Similarly, the high-grade materials and tight construction would do many a more expensive car proud; in our $23,670 RSX, they were an absolute revelation. Moreover, that price (up a mere $100 for the 2003 model year) included such niceties as perforated-leather seats, a power moonroof, and a Bose audio system with a six-disc in-dash CD changer. In fact, the Type-S comes fully loaded. A buyer's only decision is color. For '03, Acura has introduced a $4800 Factory Performance package for the Type-S that includes a stiffened suspension, slotted brake rotors with performance pads, and lightweight wheels with wider rubber, along with an array of aerodynamic add-ons.

On the dependability front, no news is good news, and our RSX was, for 365 days, completely news-free. Nothing broke. Ever. At the 30,000-mile mark, senior editor Joe Lorio commented, "This car does a lot to reinforce Honda's reputation for quality." During our Four Seasons car's last week at 120 East Liberty, Acura sent us a 2003 RSX Type-S with little more than delivery mileage on the odometer. Our hard-driven test car was utterly indistinguishable from the pristine loaner, with the minor exception of an extra gloss on its driver's seat leather, buffed as it had been by a thousand rear ends. Marveling at its agelessness, one writer remarked of our Type-S: "It's the Dick Clark of cars!"

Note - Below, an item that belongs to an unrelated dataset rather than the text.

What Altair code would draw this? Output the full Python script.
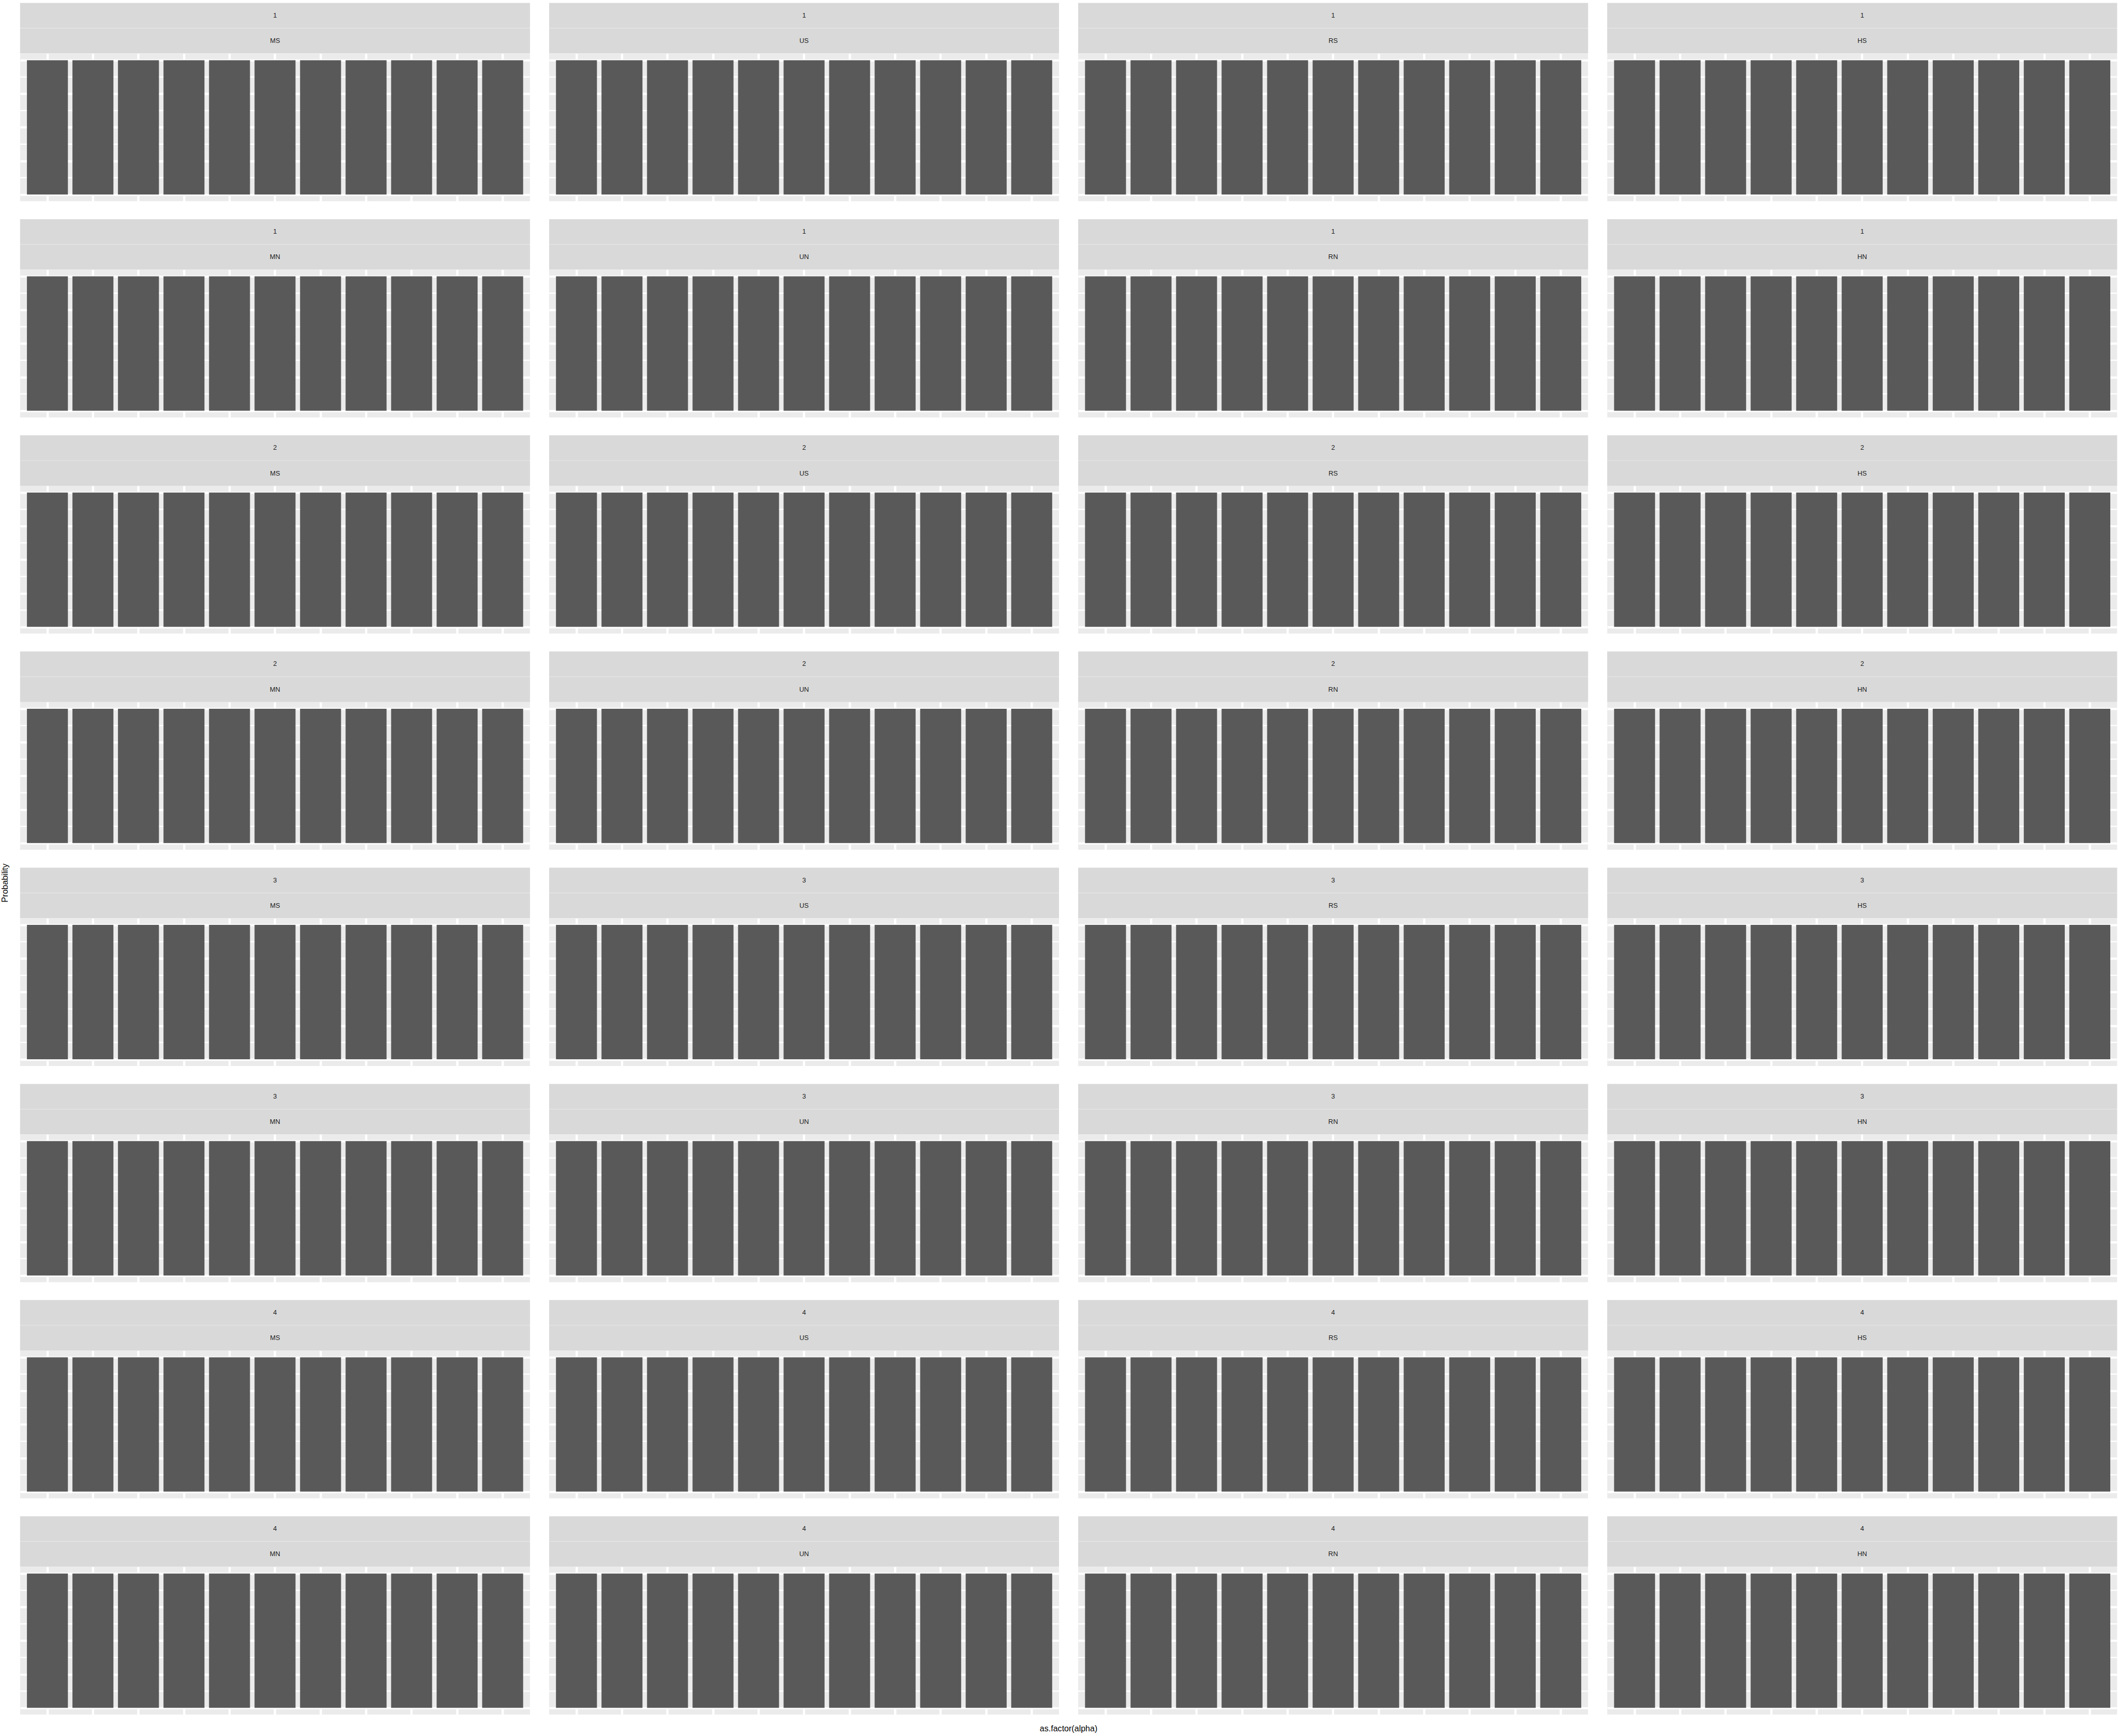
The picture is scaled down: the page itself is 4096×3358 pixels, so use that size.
import altair as alt
import pandas as pd

S = 0.989

# ---- data ----
k_labels = ["1", "2", "3", "4"]            # first strip line (row pairs)
method_codes = ["M", "U", "R", "H"]         # columns
noise_codes = ["S", "N"]                   # alternating rows
alpha_levels = ["0", "0.1", "0.2", "0.3", "0.4", "0.5",
                "0.6", "0.7", "0.8", "0.9", "1"]
probability = [1.0, 1.0, 1.0, 1.0, 1.0, 1.0, 1.0, 1.0, 1.0, 1.0, 1.0]
major_breaks = [0, 0.25, 0.5, 0.75, 1]
minor_breaks = [0.125, 0.375, 0.625, 0.875]

# ---- sizes ----
PW = 1000.4 * S      # panel width
PH = 290 * S         # panel height
SH = 99 * S          # strip height (two lines)
COL_GAP = 34 * S
ROW_GAP = 35 * S

FONT = "Liberation Sans"

yscale = alt.Scale(domain=[-0.05, 1.05], nice=False, zero=False)
yaxis = alt.Axis(values=major_breaks, labels=False, ticks=False, domain=False,
                 title=None, grid=True, gridColor="white", gridWidth=4.2 * S)
xaxis = alt.Axis(labels=False, ticks=False, domain=False, title=None,
                 grid=True, gridColor="white", gridWidth=4.4 * S,
                 bandPosition=0.5)

bar_df = pd.DataFrame({"alpha": alpha_levels, "Probability": probability})
minor_df = pd.DataFrame({"grid": minor_breaks})


def bars_panel():
    minor = alt.Chart(minor_df).mark_rule(color="white", strokeWidth=2.3 * S).encode(
        y=alt.Y("grid:Q", scale=yscale, axis=yaxis)
    )
    bars = alt.Chart(bar_df).mark_bar(color="#595959").encode(
        x=alt.X("alpha:N", sort=alpha_levels,
                scale=alt.Scale(paddingInner=0.1, paddingOuter=0.15),
                axis=xaxis),
        y=alt.Y("Probability:Q", scale=yscale, axis=yaxis),
        y2=alt.datum(0),
    )
    return alt.layer(minor, bars).properties(width=PW, height=PH)


def strip_panel(top_text, bottom_text):
    sdf = pd.DataFrame({"line": ["first", "second"],
                        "label": [top_text, bottom_text]})
    base = alt.Chart(sdf).encode(
        y=alt.Y("line:N", sort=["first", "second"],
                scale=alt.Scale(paddingInner=0.02, paddingOuter=0),
                axis=None)
    )
    rect = base.mark_rect(color="#D9D9D9")
    txt = base.mark_text(font=FONT, fontSize=13.1 * S, color="#1A1A1A").encode(
        text="label:N"
    )
    return alt.layer(rect, txt).properties(width=PW, height=SH)


rows = []
for r in range(8):
    k = k_labels[r // 2]
    nz = noise_codes[r % 2]
    panels = []
    for m in method_codes:
        panels.append(alt.vconcat(strip_panel(k, m + nz), bars_panel(), spacing=0))
    rows.append(alt.hconcat(*panels, spacing=COL_GAP))

grid = alt.vconcat(*rows, spacing=ROW_GAP).properties(
    title=alt.TitleParams("as.factor(alpha)", orient="bottom", anchor="middle",
                          offset=20 * S, fontSize=16.3 * S, font=FONT,
                          fontWeight="normal", color="black")
)

chart = alt.vconcat(grid, spacing=0).properties(
    title=alt.TitleParams("Probability", orient="left", anchor="middle",
                          offset=19.5, dx=-29, fontSize=16.3 * S, font=FONT,
                          fontWeight="normal", color="black"),
    padding={"left": 2, "top": 0, "right": 0, "bottom": 0},
    background="white",
).configure_view(stroke=None, fill="#EBEBEB").configure_axis(minExtent=0)

chart.save("out.html", embed_options={"renderer": "svg", "actions": False})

As every Acura has done before it, the RSX Type-S demonstrated that finesse does not necessarily equal frailty, that refinement is not a sign of weakness, and that there is, after all, a replacement for displacement. The ballet dancer is every bit the athlete the power lifter is. Acura's littlest offering endures in a segment that has seen countless casualties during the last twenty years-Volkswagen's Scirocco and Corrado, Nissan's Pulsar and NX2000, Isuzu's Impulse, Renault's Fuego, Ford's Probe and Mercury Cougar, and BMW's 318ti, to name a few. In this truck-mad age, it would seem that the sport coupe's time in the sun has passed. And yet, when hustled down a lonely back road, its four cylinders singing past seven grand, the RSX Type-S feels anything but out of date.